The Automation Lifecycle
The core conceptual loop taught throughout this curriculum is the continuous cycle of monitoring, detecting, automating, and remediating.
Success Metrics
To ensure mastery of the curriculum, learners will be evaluated against the following performance metrics:
- Zero-Touch Remediation Implementation: Successfully configure an EventBridge rule that triggers an SSM Automation document to stop an EC2 instance tagged with
Environment: Developmentoutside of business hours. - Fleet Compliance Rate: Achieve a 100% patch compliance score on a fleet of 5+ managed EC2 instances using SSM Patch Manager within a designated 2-hour maintenance window.
- Drift Detection Resolution: Identify a manually modified security group and successfully use AWS Config to automatically revert it to its CloudFormation-defined state.
- Exam Readiness Check: Score 85% or higher on practice assessments mapping directly to SOA-C03 Task 1.2 (Identify and remediate issues) and Task 3.2 (Automate the management of existing resources).
Real-World Application
[!TIP] Automation is not just about saving time; it is fundamentally about risk reduction and cost optimization.
In a real-world enterprise cloud environment, manual intervention leads to human error and prolonged downtime. By mastering these automated operational processes, a CloudOps Engineer can:
- Drastically reduce Recovery Time Objectives (RTO): If a primary application instance fails a health check, automated recovery replaces the instance and reattaches Elastic IPs before a human engineer even logs into the console.
- Ensure Continuous Compliance: If a developer inadvertently makes an S3 bucket public, an AWS Config rule instantly detects the state change and triggers an SSM runbook to re-apply block public access settings.
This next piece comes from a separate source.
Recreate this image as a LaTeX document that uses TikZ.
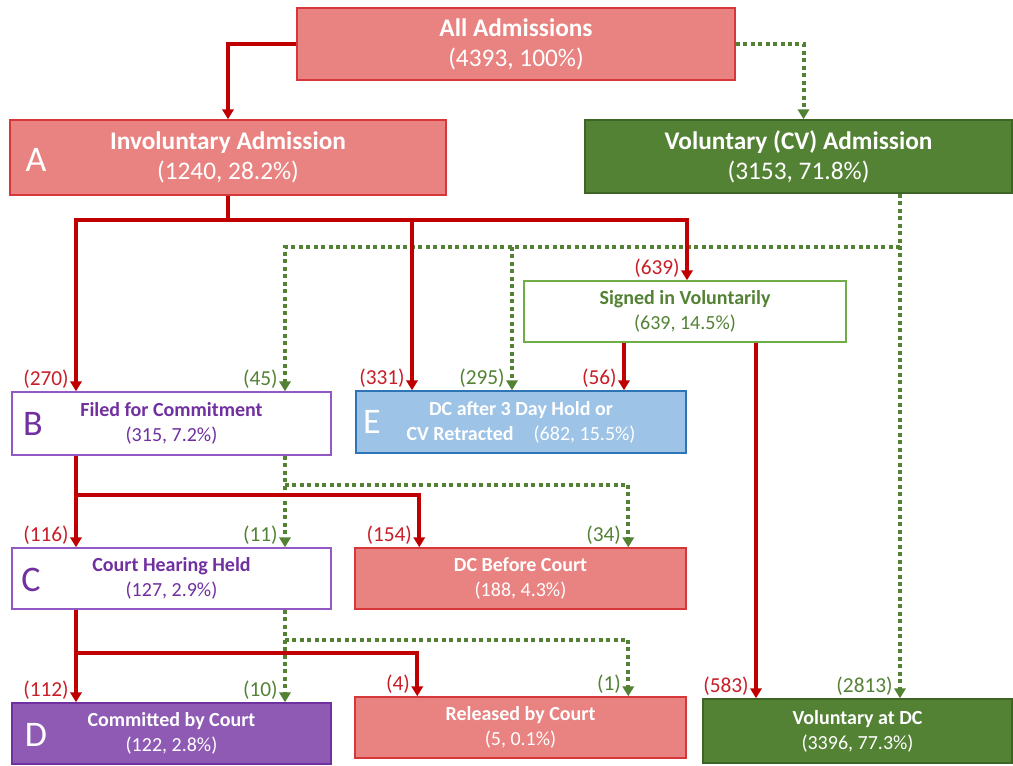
\documentclass[tikz,border=0pt]{standalone}
\usepackage{fontspec}
\setmainfont{Carlito}
\usetikzlibrary{arrows.meta,calc}

\definecolor{salfill}{RGB}{232,131,129}
\definecolor{saldraw}{RGB}{214,56,58}
\definecolor{redln}{RGB}{192,0,0}
\definecolor{redtxt}{RGB}{200,30,40}
\definecolor{grnfill}{RGB}{84,130,53}
\definecolor{grndraw}{RGB}{62,100,38}
\definecolor{grnln}{RGB}{84,130,53}
\definecolor{grnlite}{RGB}{112,173,71}
\definecolor{purtxt}{RGB}{112,48,160}
\definecolor{purdraw}{RGB}{146,88,196}
\definecolor{purfill}{RGB}{142,90,180}
\definecolor{bluefill}{RGB}{157,195,230}
\definecolor{bluedraw}{RGB}{46,117,182}

\newcommand\fntbig{\fontsize{19}{22.5}\selectfont}
\newcommand\fntsmall{\fontsize{15}{18.75}\selectfont}
\newcommand\fntlab{\fontsize{16}{16}\selectfont}
\newcommand\fntltr{\fontsize{27}{27}\selectfont}

\tikzset{
	box/.style={draw, line width=1.1pt, inner sep=0pt, align=center},
	salbox/.style={box, fill=salfill, draw=saldraw, text=white},
	grnbox/.style={box, fill=grnfill, draw=grndraw, text=white},
	redarr/.style={draw=redln, line width=3pt, -{Triangle[length=7.5pt,width=8.5pt]}},
	grnarr/.style={draw=grnln, line width=3pt, dash pattern=on 3pt off 2.6pt, -{Triangle[length=7.5pt,width=8.5pt]}},
	redlab/.style={anchor=base east, inner sep=0pt, xshift=-4pt, yshift=4.5pt, text=redtxt, font=\fntlab},
	grnlab/.style={redlab, text=grnln},
	bigltr/.style={inner sep=0pt, font=\fntltr}
}

\begin{document}
\begin{tikzpicture}[x=0.75pt,y=-0.75pt]
	\useasboundingbox (0,0) rectangle (1013,765);

	\node[salbox, minimum width=328.5pt, minimum height=54pt, font=\fntbig] (all) at (516,44) {\textbf{All Admissions}\\(4393, 100\%)};
	\node[salbox, minimum width=327pt, minimum height=56.25pt, font=\fntbig] (inv) at (228,157.5) {\textbf{Involuntary Admission}\\(1240, 28.2\%)};
	\node[grnbox, minimum width=320.25pt, minimum height=54.75pt, font=\fntbig] (vol) at (798.5,156.5) {\textbf{Voluntary (CV) Admission}\\(3153, 71.8\%)};
	\node[box, draw=grnlite, fill=white, text=grnfill, minimum width=241.5pt, minimum height=45.75pt, font=\fntsmall] (sgn) at (685,311.5) {\textbf{Signed in Voluntarily}\\(639, 14.5\%)};
	\node[box, draw=purdraw, fill=white, text=purtxt, minimum width=239.25pt, minimum height=47.25pt, font=\fntsmall] (fil) at (171.5,423.5) {\textbf{Filed for Commitment}\\(315, 7.2\%)};
	\node[box, draw=bluedraw, fill=bluefill, text=white, minimum width=247.5pt, minimum height=46.5pt, font=\fntsmall] (dch) at (521,422) {\textbf{DC after 3 Day Hold or}\\\textbf{CV Retracted}\quad(682, 15.5\%)};
	\node[box, draw=purdraw, fill=white, text=purtxt, minimum width=239.25pt, minimum height=45.75pt, font=\fntsmall] (crt) at (171.5,578.5) {\textbf{Court Hearing Held}\\(127, 2.9\%)};
	\node[salbox, minimum width=248.25pt, minimum height=45.75pt, font=\fntsmall] (dcb) at (520.5,578.5) {\textbf{DC Before Court}\\(188, 4.3\%)};
	\node[box, draw=purtxt, fill=purfill, text=white, minimum width=239.25pt, minimum height=45.75pt, font=\fntsmall] (com) at (171.5,733.5) {\textbf{Committed by Court}\\(122, 2.8\%)};
	\node[salbox, minimum width=248.25pt, minimum height=45.75pt, font=\fntsmall] (rel) at (520.5,727.5) {\textbf{Released by Court}\\(5, 0.1\%)};
	\node[grnbox, minimum width=231.75pt, minimum height=48pt, font=\fntsmall] (vdc) at (857.5,731) {\textbf{Voluntary at DC}\\(3396, 77.3\%)};

	\node[bigltr, text=white] (ltrA) at (36,160) {A};
	\node[bigltr, text=purtxt] (ltrB) at (33,424) {B};
	\node[bigltr, text=purtxt] (ltrC) at (31,580) {C};
	\node[bigltr, text=white] (ltrD) at (36,735) {D};
	\node[bigltr, text=white] (ltrE) at (372,422) {E};

	\coordinate (rL) at (76,220);
	\coordinate (rM) at (412,220);
	\coordinate (rR) at (687,220);
	\coordinate (gL) at (285,247);
	\coordinate (gM) at (512,247);
	\coordinate (gR) at (900,247);

	\draw[redarr] (all.west) -| (inv.north);
	\draw[grnarr] (all.east) -| ($(vol.north)+(5,0)$);

	\draw[grnarr] (gR|-vol.south) -- (gR|-vdc.north) node[grnlab] (n2813) {(2813)};
	\draw[grnarr] (gR) -| (gL|-fil.north) node[grnlab] (n45) {(45)};
	\draw[grnarr] (gM) -- (gM|-dch.north) node[grnlab] (n295) {(295)};

	\draw[redarr] (inv.south) |- (rL) -- (rL|-fil.north) node[redlab] (n270) {(270)};
	\draw[redarr] (inv.south|-rL) -| (rR|-sgn.north) node[redlab] (n639) {(639)};
	\draw[redarr] (rM) -- (rM|-dch.north) node[redlab] (n331) {(331)};

	\draw[redarr] ($(sgn.south)+(-61,0)$) coordinate (s56) -- (s56|-dch.north) node[redlab] (n56) {(56)};
	\draw[redarr] ($(sgn.south)+(71,0)$) coordinate (s583) -- (s583|-vdc.north) node[redlab] (n583) {(583)};

	\draw[grnarr] (gL|-fil.south) -- (gL|-crt.north) node[grnlab] (n11) {(11)};
	\draw[grnarr] ($(gL|-fil.south)+(0,29)$) -| ($(dcb.north west)+(274,0)$) node[grnlab] (n34) {(34)};
	\draw[redarr] (rL|-fil.south) -- (rL|-crt.north) node[redlab] (n116) {(116)};
	\draw[redarr] ($(rL|-fil.south)+(0,39)$) -| ($(dcb.north west)+(65,0)$) node[redlab] (n154) {(154)};

	\draw[grnarr] (gL|-crt.south) -- (gL|-com.north) node[grnlab] (n10) {(10)};
	\draw[grnarr] ($(gL|-crt.south)+(0,30)$) -| ($(rel.north west)+(274,0)$) node[grnlab] (n1) {(1)};
	\draw[redarr] (rL|-crt.south) -- (rL|-com.north) node[redlab] (n112) {(112)};
	\draw[redarr] ($(rL|-crt.south)+(0,43)$) -| ($(rel.north west)+(63,0)$) node[redlab] (n4) {(4)};
\end{tikzpicture}
\end{document}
- Control Cloud Spending: Using automation to right-size compute instances based on AWS Compute Optimizer recommendations or automatically shutting down unused resources drastically lowers AWS monthly bills.
Ultimately, mastering AWS Systems Manager and associated automation tools transforms operations from a reactive "firefighting" role into a proactive engineering discipline.